Orban, les passeurs turcs, France 2 et nous

Daniel Schneidermann - - 0 commentaires

Pour montrer l'image de la Hongrie fermant sa frontière, il ne suffit pas de montrer une frontière fermée, des barbelés.

Il faut filmer l'instant exact de la fermeture. "Comme vous le voyez, les autorités hongroises sont en train de sceller cette dernière voie de passage vers la Hongrie, dit l'envoyée spéciale de France 2 à la frontière serbo-hongroise Sama Soulah, en marchant le long des barbelés qu'installe la police. Ce sont à présent les derniers réfugiés qui vont passer cette frontière, nous allons voir ce qui va se passer".


Ce qui va se passer ? Ce qu'elle est venue chercher, pardi."Ce groupe d'Afghans est le premier à être stoppé" dit Soulah. Et la caméra zoome sur la première mère refoulée, aggripée à sa première fille, stoppée par la police hongroise. Après ce début haletant, flash back sur les dernières heures d'ouverture. Un père court vers le grillage encore entrouvert, sa fille handicapée sur le dos. Et le revoici, quelques minutes plus tard, courant dans l'autre sens, pour aller rechercher sa femme, et ses deux autres enfants. Car on devine qu'il vient d'apprendre ce que nous savons déjà : la frontière sera fermée dans les prochaines heures. Il va réussir à passer, nous dit Soulah. Car, ayant vécu leur drame, nous avons besoin de savoir ce que les personnages sont devenus.

Reportage suivant : le reporter Frank Genauzeau a embarqué dans une chaloupe de paquebot, avec soixante migrants. Départ de Turquie, direction les côtes grecques. Pleurs des enfants, nuit noire. Au milieu de la traversée, panne de moteur. Aucun des embarqués n'est en mesure d'appeler les secours. "Les passeurs ne leur ont laissé aucun numéro d'appel d'urgence. C'est donc moi qui vais prévenir les secours"."Moi" : a-t-on bien entendu ? La première personne du singulier est théoriquement interdite sur France 2. On n'est pas au Petit journal, ici, le reporter doit théoriquement s'effacer derrière son sujet. A la limite, parfois, peut-il risquer un "nous", incluant son équipe, ou la chaîne, ou la presse tout entière. Mais depuis la rentrée, le Petit journal menace frontalement le 20 Heures de France 2. Pujadas s'est donc converti au "moi", au reportage embarqué, impliqué. Qui le lui reprocherait ? Grâce au portable du reporter de France 2, voici qu'arrive un bateau de pêche, qui remorque les migrants jusqu'aux côtes grecques. Et là aussi, en direct, rentré en Turquie, Genauzeau nous donne des nouvelles de ses compagnons d'embarcation, qu'il a pris soin d'appeler : ils vont bien, ils attendent le ferry pour Athènes.

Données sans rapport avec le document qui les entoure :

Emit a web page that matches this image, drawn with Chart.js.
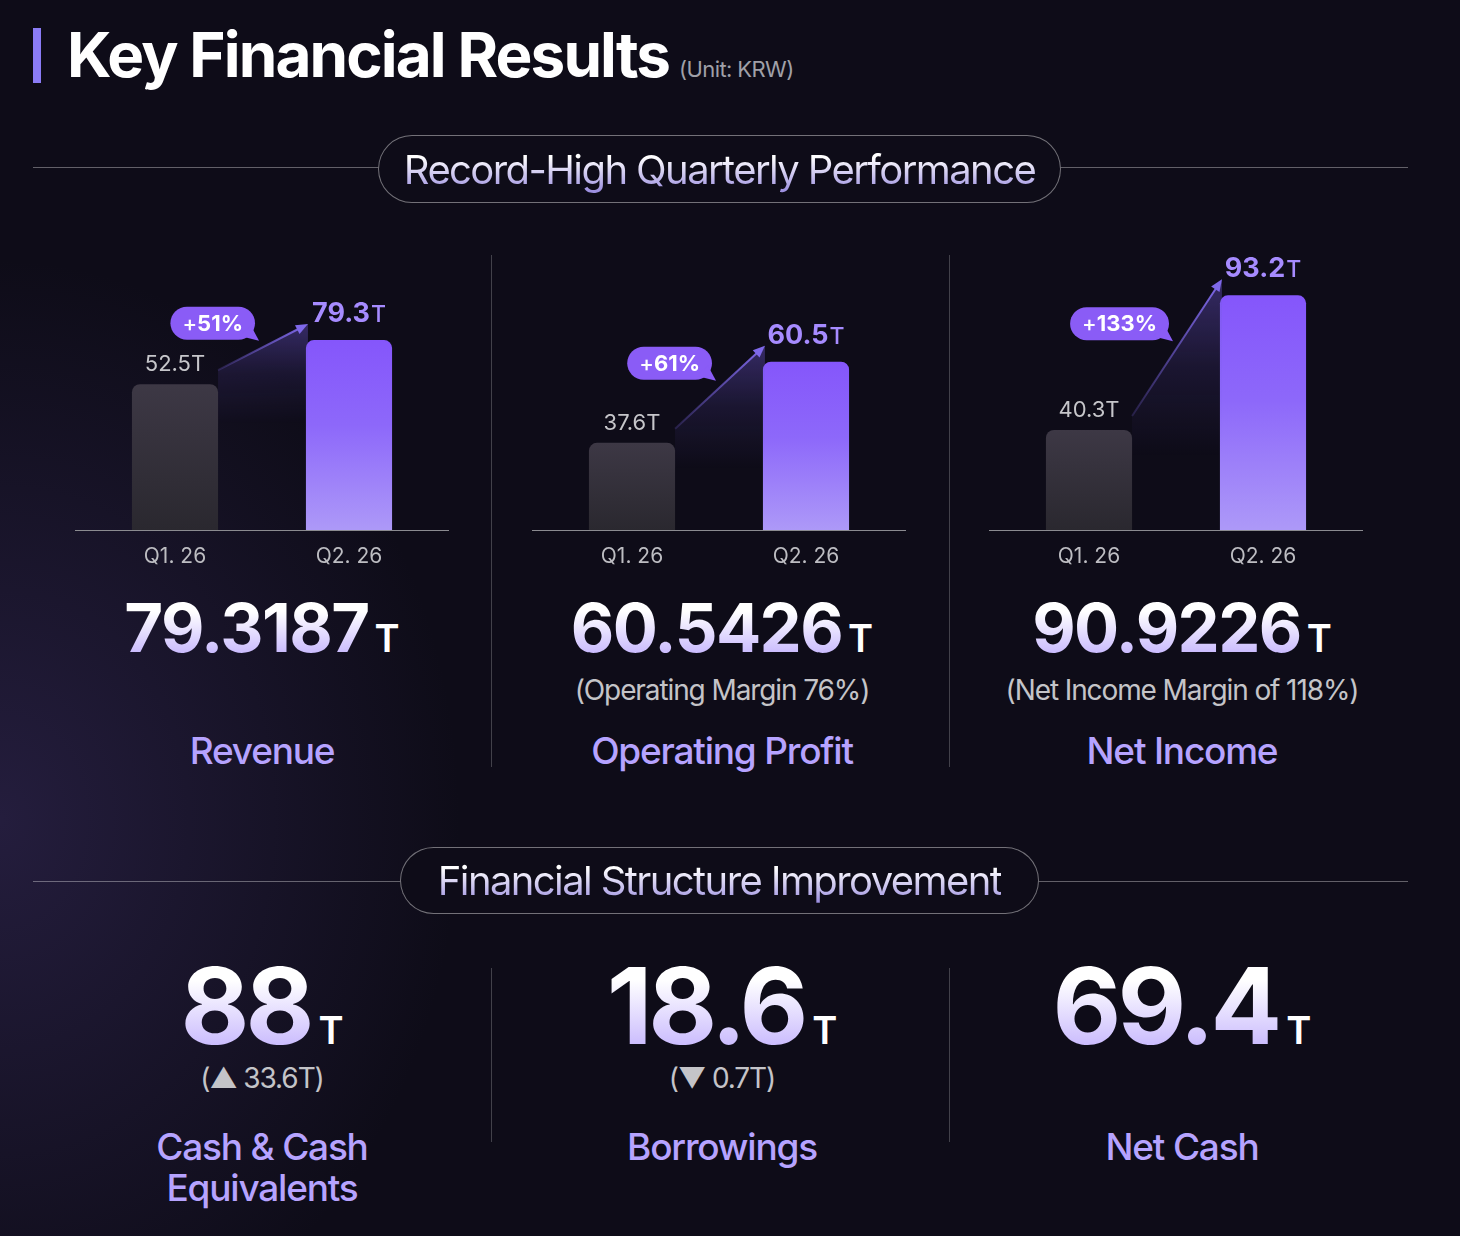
<!DOCTYPE html>
<html>
<head>
<meta charset="utf-8">
<script src="https://cdn.jsdelivr.net/npm/chart.js@4"></script>
<style>
  html, body { margin: 0; padding: 0; }
  body {
    width: 1460px; height: 1236px; position: relative; overflow: hidden;
    font-family: 'Inter', 'Noto Sans', sans-serif;
    background:
      radial-gradient(ellipse 460px 560px at 0px 820px, rgba(58, 46, 98, 0.5), rgba(14, 12, 24, 0) 100%),
      #0e0c18;
  }
  .abs { position: absolute; }
  .bar-mark { left: 33px; top: 28px; width: 8px; height: 55px; background: #8b7cf6; }
  .title { left: 67px; top: 20px; font-size: 62px; line-height: 70px; font-weight: 700; color: #fff; letter-spacing: -1.9px; white-space: nowrap; }
  .title small { font-size: 22px; font-weight: 400; color: #a0a0a8; letter-spacing: -0.6px; margin-left: 10px; }
  .rule { height: 1px; background: rgba(255,255,255,0.35); }
  .pill {
    border: 1px solid rgba(255,255,255,0.42); border-radius: 36px; box-sizing: border-box;
    display: flex; align-items: center; justify-content: center; background: #0e0c18;
  }
  .pill span {
    font-size: 40px; font-weight: 400; letter-spacing: -1.6px; white-space: nowrap;
    background: linear-gradient(180deg, #ffffff 25%, #9c8fe0 95%);
    -webkit-background-clip: text; background-clip: text; color: transparent;
  }
  .vline { width: 1px; background: rgba(255,255,255,0.22); }
  .center { text-align: center; white-space: nowrap; transform: translateX(-50%); }
  .big { font-weight: 700; color: #fff; }
  .grad {
    background: linear-gradient(180deg, #ffffff 30%, #b7a3fd 100%);
    -webkit-background-clip: text; background-clip: text; color: transparent;
  }
  .big1 { font-size: 67px; line-height: 67px; letter-spacing: -1.6px; }
  .big2 { font-size: 106px; line-height: 106px; letter-spacing: -4px; }
  .unit1 { font-size: 38px; font-weight: 600; color: #fff; margin-left: 6px; letter-spacing: 0; }
  .unit2 { font-size: 38px; font-weight: 600; color: #fff; margin-left: 8px; letter-spacing: 0; }
  .sub { font-size: 28px; line-height: 28px; color: #c4c4c8; letter-spacing: -1.1px; }
  .name { font-size: 37px; line-height: 41px; color: #b6a3ff; letter-spacing: -1.2px; font-weight: 500; }
  canvas { position: absolute; }
</style>
</head>
<body>
<div class="abs bar-mark"></div>
<div class="abs title">Key Financial Results<small>(Unit: KRW)</small></div>

<div class="abs rule" style="left:33px; top:167px; width:1375px;"></div>
<div class="abs pill" style="left:378px; top:135px; width:683px; height:68px;"><span>Record-High Quarterly Performance</span></div>

<div class="abs vline" style="left:491px; top:255px; height:512px;"></div>
<div class="abs vline" style="left:949px; top:255px; height:512px;"></div>

<canvas id="chartRevenue" width="374" height="350" style="left:75px; top:230px;"></canvas>
<canvas id="chartOperating" width="374" height="350" style="left:532px; top:230px;"></canvas>
<canvas id="chartNet" width="374" height="350" style="left:989px; top:230px;"></canvas>

<div class="abs center big big1" style="left:262px; top:594px;"><span class="grad">79.3187</span><span class="unit1">T</span></div>
<div class="abs center big big1" style="left:722px; top:594px;"><span class="grad">60.5426</span><span class="unit1">T</span></div>
<div class="abs center big big1" style="left:1182px; top:594px;"><span class="grad">90.9226</span><span class="unit1">T</span></div>

<div class="abs center sub" style="left:722px; top:676px;">(Operating Margin 76%)</div>
<div class="abs center sub" style="left:1182px; top:676px;">(Net Income Margin of 118%)</div>

<div class="abs center name" style="left:262px; top:730px;">Revenue</div>
<div class="abs center name" style="left:722px; top:730px;">Operating Profit</div>
<div class="abs center name" style="left:1182px; top:730px;">Net Income</div>

<div class="abs rule" style="left:33px; top:881px; width:1375px;"></div>
<div class="abs pill" style="left:400px; top:847px; width:639px; height:67px;"><span>Financial Structure Improvement</span></div>

<div class="abs vline" style="left:491px; top:968px; height:174px;"></div>
<div class="abs vline" style="left:949px; top:968px; height:174px;"></div>

<div class="abs center big big2" style="left:262px; top:953px;"><span class="grad">88</span><span class="unit2">T</span></div>
<div class="abs center big big2" style="left:722px; top:953px;"><span class="grad">18.6</span><span class="unit2">T</span></div>
<div class="abs center big big2" style="left:1182px; top:953px;"><span class="grad">69.4</span><span class="unit2">T</span></div>

<div class="abs center sub" style="left:262px; top:1064px;">(▲ 33.6T)</div>
<div class="abs center sub" style="left:722px; top:1064px;">(▼ 0.7T)</div>

<div class="abs center name" style="left:262px; top:1126px;">Cash &amp; Cash<br>Equivalents</div>
<div class="abs center name" style="left:722px; top:1126px;">Borrowings</div>
<div class="abs center name" style="left:1182px; top:1126px;">Net Cash</div>

<script>
// Quarterly values (trillion KRW)
const quarters = ['Q1. 26', 'Q2. 26'];
const revenue = [52.5, 79.3];
const operatingProfit = [37.6, 60.5];
const netIncome = [40.3, 93.2];
const growth = ['+51%', '+61%', '+133%'];

// each small chart has its own value window
const axisMin = [-36, 13, 1];
const axisMax = [134, 92, 111];

const FONT = "'Inter', 'Noto Sans', sans-serif";

function barFill(ctx) {
  const chart = ctx.chart;
  if (!chart.chartArea) return ctx.dataIndex === 0 ? '#34303a' : '#8a62fb';
  const yScale = chart.scales.y;
  const top = yScale.getPixelForValue(ctx.raw);
  const bottom = chart.chartArea.bottom;
  const g = chart.ctx.createLinearGradient(0, top, 0, bottom);
  if (ctx.dataIndex === 0) {
    g.addColorStop(0, '#3d3845');
    g.addColorStop(1, '#2a282f');
  } else {
    g.addColorStop(0, '#8556fb');
    g.addColorStop(0.45, '#8d68fa');
    g.addColorStop(1, '#ad99f8');
  }
  return g;
}

// arrow, shaded wedge, value labels and growth bubble
const growthPlugin = {
  id: 'growth',
  afterDatasetsDraw(chart, args, opts) {
    const ctx = chart.ctx;
    const bars = chart.getDatasetMeta(0).data;
    const b0 = bars[0], b1 = bars[1];
    const values = chart.data.datasets[0].data;
    const area = chart.chartArea;

    // baseline
    ctx.save();
    ctx.strokeStyle = '#8b8b90';
    ctx.lineWidth = 1;
    ctx.beginPath();
    ctx.moveTo(0, area.bottom + 0.5);
    ctx.lineTo(chart.width, area.bottom + 0.5);
    ctx.stroke();

    const x1 = b0.x + b0.width / 2, y1 = b0.y - 14;
    const x2 = b1.x - b1.width / 2 + 2, y2 = b1.y - 16;

    // wedge under the arrow, fading out quickly
    const wg = ctx.createLinearGradient(0, y2, 0, Math.max(y1, y2 + 60) + 40);
    wg.addColorStop(0, 'rgba(118, 92, 226, 0.38)');
    wg.addColorStop(0.5, 'rgba(118, 92, 226, 0.12)');
    wg.addColorStop(1, 'rgba(118, 92, 226, 0)');
    ctx.fillStyle = wg;
    ctx.beginPath();
    ctx.moveTo(x1, y1);
    ctx.lineTo(x2, y2);
    ctx.lineTo(x2, area.bottom);
    ctx.lineTo(x1, area.bottom);
    ctx.closePath();
    ctx.fill();

    // arrow line
    const ang = Math.atan2(y2 - y1, x2 - x1);
    const lg = ctx.createLinearGradient(x1, y1, x2, y2);
    lg.addColorStop(0, 'rgba(125, 103, 232, 0.2)');
    lg.addColorStop(1, '#7f69ea');
    ctx.strokeStyle = lg;
    ctx.lineWidth = 2;
    ctx.beginPath();
    ctx.moveTo(x1, y1);
    ctx.lineTo(x2 - Math.cos(ang) * 8, y2 - Math.sin(ang) * 8);
    ctx.stroke();
    ctx.fillStyle = '#7f69ea';
    ctx.beginPath();
    ctx.moveTo(x2, y2);
    ctx.lineTo(x2 - Math.cos(ang) * 12 + Math.sin(ang) * 5, y2 - Math.sin(ang) * 12 - Math.cos(ang) * 5);
    ctx.lineTo(x2 - Math.cos(ang) * 12 - Math.sin(ang) * 5, y2 - Math.sin(ang) * 12 + Math.cos(ang) * 5);
    ctx.closePath();
    ctx.fill();

    // value labels
    ctx.textBaseline = 'alphabetic';
    ctx.textAlign = 'center';
    ctx.fillStyle = '#c6c6ca';
    ctx.font = '400 22px ' + FONT;
    ctx.fillText(values[0].toFixed(1) + 'T', b0.x, b0.y - 13);

    const num = values[1].toFixed(1);
    ctx.font = '700 27px ' + FONT;
    const wNum = ctx.measureText(num).width;
    ctx.font = '500 23px ' + FONT;
    const wT = ctx.measureText('T').width;
    let sx = b1.x - (wNum + wT + 1) / 2;
    ctx.textAlign = 'left';
    ctx.fillStyle = '#a68bff';
    ctx.font = '700 27px ' + FONT;
    ctx.fillText(num, sx, b1.y - 18);
    ctx.font = '500 23px ' + FONT;
    ctx.fillText('T', sx + wNum + 1, b1.y - 18);

    // growth bubble
    const label = opts.text;
    const plus = label.slice(0, 1), rest = label.slice(1);
    ctx.font = '500 22px ' + FONT;
    const wp = ctx.measureText(plus).width;
    ctx.font = '700 22px ' + FONT;
    const wr = ctx.measureText(rest).width;
    const w = wp + wr + 24, h = 33;
    const right = (x1 + x2) / 2 - 8;
    const cy = (y1 + y2) / 2 - 24;
    const left = right - w, top = cy - h / 2, bottom = cy + h / 2;
    ctx.fillStyle = '#8a5cf6';
    ctx.beginPath();
    ctx.roundRect(left, top, w, h, h / 2);
    ctx.fill();
    ctx.beginPath();
    ctx.moveTo(right - 16, bottom - 4);
    ctx.lineTo(right + 4, bottom + 1);
    ctx.lineTo(right - 4, bottom - 14);
    ctx.closePath();
    ctx.fill();
    ctx.fillStyle = '#ffffff';
    ctx.textBaseline = 'middle';
    ctx.font = '500 22px ' + FONT;
    ctx.fillText(plus, left + 12, cy + 1);
    ctx.font = '700 22px ' + FONT;
    ctx.fillText(rest, left + 12 + wp, cy + 1);
    ctx.restore();
  }
};

function makeChart(id, values, i) {
  return new Chart(document.getElementById(id), {
    type: 'bar',
    data: {
      labels: quarters,
      datasets: [{
        data: values,
        base: axisMin[i],
        backgroundColor: barFill,
        borderRadius: { topLeft: 8, topRight: 8, bottomLeft: 0, bottomRight: 0 },
        borderSkipped: 'bottom',
        categoryPercentage: 1,
        barPercentage: 0.495
      }]
    },
    options: {
      responsive: false,
      animation: false,
      layout: { padding: { top: 20, left: 13, right: 13, bottom: 0 } },
      plugins: {
        legend: { display: false },
        tooltip: { enabled: false },
        growth: { text: growth[i] }
      },
      scales: {
        x: {
          grid: { display: false },
          border: { display: false },
          ticks: { color: '#bdbdc2', font: { family: FONT, size: 21 }, padding: 6 },
          afterFit: axis => { axis.height = 50; }
        },
        y: { display: false, min: axisMin[i], max: axisMax[i] }
      }
    },
    plugins: [growthPlugin]
  });
}

makeChart('chartRevenue', revenue, 0);
makeChart('chartOperating', operatingProfit, 1);
makeChart('chartNet', netIncome, 2);
</script>
</body>
</html>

Si scénarisés soient-ils, ces reportages qui déferlent sur les écrans sont excellents, nécessaires, et nous laissent entrevoir de larges éclats de réel, davantage en tout cas qu'en temps ordinaire. Cette Histoire en train de se faire, la puissante machine à images ne peut la scénariser qu'à la marge, tout essoufflée qu'elle est à galoper derrière. Tout juste, galopant nous-même encore derrière, peut-on se demander qui en sont les vrais auteurs, ou les facilitateurs. Le reportage sur la Hongrie est quasiment signé du gouvernement hongrois, qui a souhaité qu'on le voie, ou tout au moins ne s'y est pas opposé. Si Sama Soulah et les caméras du monde entier peuvent filmer la fermeture de la frontière, c'est parce que Orban souhaite projeter cette image inflexible, en espérant qu'elle dissuade d'autres candidats au passage. Quant au reportage embarqué, ce sont les passeurs eux-mêmes qui, après une heure de discussion, ont permis à Genauzeau d'embarquer, raconte-t-il. "Je suis un passeur de rêve, quelqu'un qui aide les migrants à réaliser leur rêve de partir en Europe" s'est justifié un passeur. Souhaite-t-il convaincre de futurs clients ? Redorer son image auprès de l'opinion européenne ? Ni Orban, ni les passeurs turcs, ne se voient comme nous les voyons.